Weitere Elemente, die oft zur Verteidigung des kanadischen Modells angeführt werden, sind die höhere Akzeptanz von Zuwanderung und Migrant*innen in Kanada, sowie zwei mit dem Modell verbundene Ziele kanadischer Migrationspolitik, namentlich die Toleranz für ethnisch-kulturelle Differenz und das Gebot der Chancengleichheit. Akzeptanz darf unserer Meinung nach jedoch nicht wirtschaftliche Verwertbarkeit voraussetzen. Und in der Realität erreicht Kanada auch die weiteren Ziele bereits seit langer Zeit nicht mehr:
Obwohl sich das Bildungsniveau der Einwanderer in den vergangenen Jahrzehnten immer weiter erhöht hat und sie über größere Arbeitserfahrungen aus ihren Heimatländern verfügen, haben sich die beruflichen Chancen, die zur Bewertung der Chancengleichheit herangezogen werden, deutlich verschlechtert. Während beispielsweise 1980 nach Kanada zugewanderte Migrant*innen zunächst ein Einkommen bezogen, das 23 Prozent über dem kanadischen Durchschnitt lag, so verschwand dieser Vorteil bis Mitte der 1990er Jahre und wandelte sich in einen 20 Prozent niedrigeren Verdienst. Aktuell liegt das Durchschnittseinkommen der in den zurückliegenden zehn Jahren zugewanderten Migrant*innen um 35 Prozent unter der vergleichbaren Gruppe der in Kanada Geborenen.

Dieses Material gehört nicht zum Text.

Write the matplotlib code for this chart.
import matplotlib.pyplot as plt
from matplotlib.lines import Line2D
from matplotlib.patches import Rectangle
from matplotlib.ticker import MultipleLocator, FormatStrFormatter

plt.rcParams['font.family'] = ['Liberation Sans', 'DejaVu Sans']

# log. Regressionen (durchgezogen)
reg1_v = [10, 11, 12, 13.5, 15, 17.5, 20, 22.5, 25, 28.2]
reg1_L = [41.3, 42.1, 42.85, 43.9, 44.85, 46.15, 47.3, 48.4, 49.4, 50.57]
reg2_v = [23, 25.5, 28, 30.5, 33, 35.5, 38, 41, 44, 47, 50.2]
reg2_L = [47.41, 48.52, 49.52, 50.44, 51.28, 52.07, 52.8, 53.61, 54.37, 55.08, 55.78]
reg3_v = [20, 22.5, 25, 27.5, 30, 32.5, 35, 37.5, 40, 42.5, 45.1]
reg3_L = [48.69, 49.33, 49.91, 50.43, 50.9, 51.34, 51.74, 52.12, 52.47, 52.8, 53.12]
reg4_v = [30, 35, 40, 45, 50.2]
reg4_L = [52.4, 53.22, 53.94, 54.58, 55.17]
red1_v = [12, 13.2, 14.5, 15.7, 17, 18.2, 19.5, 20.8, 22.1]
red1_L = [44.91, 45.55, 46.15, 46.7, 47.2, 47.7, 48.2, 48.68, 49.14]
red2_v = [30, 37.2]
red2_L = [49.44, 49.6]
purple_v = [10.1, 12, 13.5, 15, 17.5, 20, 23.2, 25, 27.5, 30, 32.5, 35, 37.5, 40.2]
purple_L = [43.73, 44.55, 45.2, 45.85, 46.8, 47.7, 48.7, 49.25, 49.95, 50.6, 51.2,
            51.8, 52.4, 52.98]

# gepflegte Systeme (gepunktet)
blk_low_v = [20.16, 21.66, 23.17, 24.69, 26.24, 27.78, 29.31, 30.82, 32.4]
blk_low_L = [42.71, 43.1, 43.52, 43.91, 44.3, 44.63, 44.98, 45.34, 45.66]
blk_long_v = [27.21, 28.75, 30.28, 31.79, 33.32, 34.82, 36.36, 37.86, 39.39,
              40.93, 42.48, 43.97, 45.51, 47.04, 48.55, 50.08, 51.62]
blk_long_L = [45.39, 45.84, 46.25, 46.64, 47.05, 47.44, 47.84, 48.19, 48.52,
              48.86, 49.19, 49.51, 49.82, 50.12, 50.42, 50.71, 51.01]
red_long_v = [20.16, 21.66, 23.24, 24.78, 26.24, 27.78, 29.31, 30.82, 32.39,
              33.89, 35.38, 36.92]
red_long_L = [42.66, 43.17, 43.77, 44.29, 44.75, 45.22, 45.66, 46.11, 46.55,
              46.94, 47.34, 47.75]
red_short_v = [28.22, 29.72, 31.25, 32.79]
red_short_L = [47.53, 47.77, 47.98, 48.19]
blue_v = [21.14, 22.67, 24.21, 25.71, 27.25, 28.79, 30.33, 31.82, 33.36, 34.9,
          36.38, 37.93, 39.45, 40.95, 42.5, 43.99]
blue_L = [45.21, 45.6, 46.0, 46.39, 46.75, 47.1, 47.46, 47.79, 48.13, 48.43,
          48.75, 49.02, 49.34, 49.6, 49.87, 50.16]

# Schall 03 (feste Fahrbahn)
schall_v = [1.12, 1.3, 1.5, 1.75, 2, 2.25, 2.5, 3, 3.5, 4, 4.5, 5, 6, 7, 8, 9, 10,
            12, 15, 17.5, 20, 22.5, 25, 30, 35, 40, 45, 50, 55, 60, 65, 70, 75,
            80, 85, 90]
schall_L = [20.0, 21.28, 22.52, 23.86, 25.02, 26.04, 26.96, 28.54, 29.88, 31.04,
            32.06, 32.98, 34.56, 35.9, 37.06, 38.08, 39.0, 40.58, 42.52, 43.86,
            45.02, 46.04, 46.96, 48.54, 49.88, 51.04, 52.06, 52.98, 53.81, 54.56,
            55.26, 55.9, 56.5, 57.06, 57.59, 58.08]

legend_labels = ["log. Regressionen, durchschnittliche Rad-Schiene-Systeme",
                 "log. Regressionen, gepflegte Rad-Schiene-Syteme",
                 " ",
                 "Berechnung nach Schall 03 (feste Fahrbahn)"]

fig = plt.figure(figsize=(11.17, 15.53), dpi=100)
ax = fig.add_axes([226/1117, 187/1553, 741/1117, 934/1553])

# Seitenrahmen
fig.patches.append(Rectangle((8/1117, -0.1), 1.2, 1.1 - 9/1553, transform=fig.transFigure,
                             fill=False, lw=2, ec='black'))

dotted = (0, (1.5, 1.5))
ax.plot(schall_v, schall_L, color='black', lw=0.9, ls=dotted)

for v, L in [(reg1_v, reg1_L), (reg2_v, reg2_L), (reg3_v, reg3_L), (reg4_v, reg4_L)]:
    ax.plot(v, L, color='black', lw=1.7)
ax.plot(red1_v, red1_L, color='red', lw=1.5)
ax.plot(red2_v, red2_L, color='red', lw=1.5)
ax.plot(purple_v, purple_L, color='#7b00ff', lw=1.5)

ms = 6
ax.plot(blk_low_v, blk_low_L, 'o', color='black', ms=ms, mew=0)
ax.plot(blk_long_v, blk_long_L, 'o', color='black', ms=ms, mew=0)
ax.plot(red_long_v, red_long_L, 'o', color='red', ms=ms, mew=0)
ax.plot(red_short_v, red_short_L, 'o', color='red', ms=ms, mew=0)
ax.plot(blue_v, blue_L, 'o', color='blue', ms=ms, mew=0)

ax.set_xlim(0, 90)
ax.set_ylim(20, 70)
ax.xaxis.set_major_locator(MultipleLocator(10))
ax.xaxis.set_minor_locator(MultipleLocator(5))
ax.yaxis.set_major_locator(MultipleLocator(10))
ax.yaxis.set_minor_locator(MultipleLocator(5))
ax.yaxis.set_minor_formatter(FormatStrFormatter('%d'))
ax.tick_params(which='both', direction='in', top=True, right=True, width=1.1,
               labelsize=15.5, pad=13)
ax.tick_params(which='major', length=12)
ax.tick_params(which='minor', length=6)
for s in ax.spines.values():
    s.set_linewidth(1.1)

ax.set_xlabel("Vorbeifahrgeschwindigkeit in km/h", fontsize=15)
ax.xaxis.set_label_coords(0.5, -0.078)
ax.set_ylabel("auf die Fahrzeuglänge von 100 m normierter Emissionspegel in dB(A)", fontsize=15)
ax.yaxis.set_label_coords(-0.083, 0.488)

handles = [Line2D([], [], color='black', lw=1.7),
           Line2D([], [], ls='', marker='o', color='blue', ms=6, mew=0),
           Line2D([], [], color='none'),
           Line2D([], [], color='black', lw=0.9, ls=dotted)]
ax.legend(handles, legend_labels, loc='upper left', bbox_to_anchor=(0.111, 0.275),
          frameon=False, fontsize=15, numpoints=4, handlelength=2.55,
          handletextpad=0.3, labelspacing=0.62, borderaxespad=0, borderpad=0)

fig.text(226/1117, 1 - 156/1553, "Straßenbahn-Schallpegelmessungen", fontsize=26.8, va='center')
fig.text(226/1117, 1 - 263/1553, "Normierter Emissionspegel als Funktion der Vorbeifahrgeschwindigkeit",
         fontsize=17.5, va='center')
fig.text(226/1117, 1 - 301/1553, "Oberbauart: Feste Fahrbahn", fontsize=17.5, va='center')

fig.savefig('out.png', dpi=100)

Gesellschaftliche Probleme, wie Ressentiments gegenüber Menschen anderer Herkunft oder mangelnde Akzeptanz für kulturelle Vielfalt, werden also nicht durch Diskriminierung von Migrant*innen nach ökonomischen Kriterien gelöst.
Stattdessen muss die Gesetzgebung zur Zuwanderung unserer Meinung nach zum Ziel haben, bürokratische Hürden abzubauen, die Anerkennung von Abschlüssen zu verbessern, sowie (Aus-, Fort- und Weiter-) Bildungsangebote für Migrant*innen zu schaffen. Statt immer höhere Anforderungen an Migrant*innen zu stellen, braucht es vielmehr den Abbau von Ressentiments und Vorurteilen und eine Willkommenskultur, die Migrant*innen die Teilhabe erleichtert bzw. aktiv inkludiert.